Au-delà de ça, il y a une solitude que les personnages se traînent au corps qui est bouleversante. Dans les fantasmes d’Owen à trouver quelqu’un pour qui compter, il explore ses problèmes avec ses parents, sa famille. Il y a cette scène dans le 1.08 - The Lake of The Clouds où il est père de sept enfants et marié avec une femme qu’il pense aimer. Mais son quotidien lui pèse et il saute par la fenêtre pour atterrir plus bas et s’écraser dans une maquette de ville. Il y entend la voix d’Annie, toujours coincé dans sa simulation Fantasy et se transforme en aigle pour la rejoindre. Maniac nous suggère ici que le besoin de l’autre peut être plus fort que les fictions séparées que l’on se construit pour nous même. Il s’agit de lâcher les névroses du passé qui les enferre.

Comme Bojack avant elle sur Netflix et bien d’autres ailleurs, Maniac choisit le rire dépressif. Elle ne nous force jamais les zygomatiques mais se révèle un vivier d’absurdités qui font sens au regard de la série et des personnages, de son ton si particulier et qui, in fine, parvient à ne pas rire des dépressifs mais avec eux.

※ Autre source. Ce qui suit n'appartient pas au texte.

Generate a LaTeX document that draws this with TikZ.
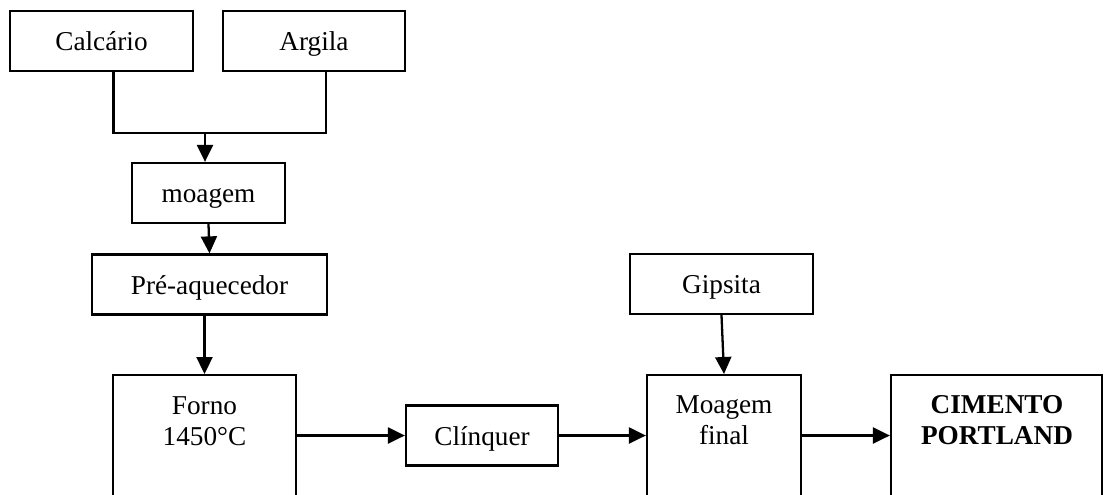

Fukunaga et Somerville nous disent en dix (petits) [1] épisodes ce que sont les frontières poreuses entre réalité et fiction et ce que la fiction peut sur la réalité. Avec ce « that’s real ? » préliminaire, ils semblent dans un premier temps nous avouer que le réel l’emportera toujours sur la fiction. Mais par leur voyage qui suit, durant huit épisodes, avec son apogée dans le final, ils nous confirment en substance que la fiction - les différentes simulations où Annie et Owen s’inventent des vies et des personnages mais aussi la série télévisée en art, comme la littérature et le cinéma - peut nous aider à guérir du réel et de ses affres (les personnages « guérissent » de leurs maux - et que le réel ne peut se faire sans se fonctionnaliser nous-mêmes (Annie et Owen s’enfuient en mentant, en s’inventant des rôles, avec toujours la schizophrénie du jeune homme comme autre réalité). Et aussi qu’il n’est pas condamné celui qui est malade de vivre avec des choses que les gens ne sentent pas. Il va juste devoir s’ajuster à sa réalité et n’est pas obligé de traverser cela tout seul.

Il faudra sûrement plus d’un visionnage de ces dix épisodes pour saisir tous les tenants et les aboutissants de ce que Maniac raconte, toutes les subtilités qu’elle y instille et qui se sentent dans le jeu de chaque personnage. Dans ce monde, on s’y sent inconfortablement à l’aise, comme une plaie que l’on aime gratter parce que ça fait mal et du bien en même temps.

Max
Notes

[1Ils font entre une demi-heure et une heure, et c’est parfait comme exploitation du format.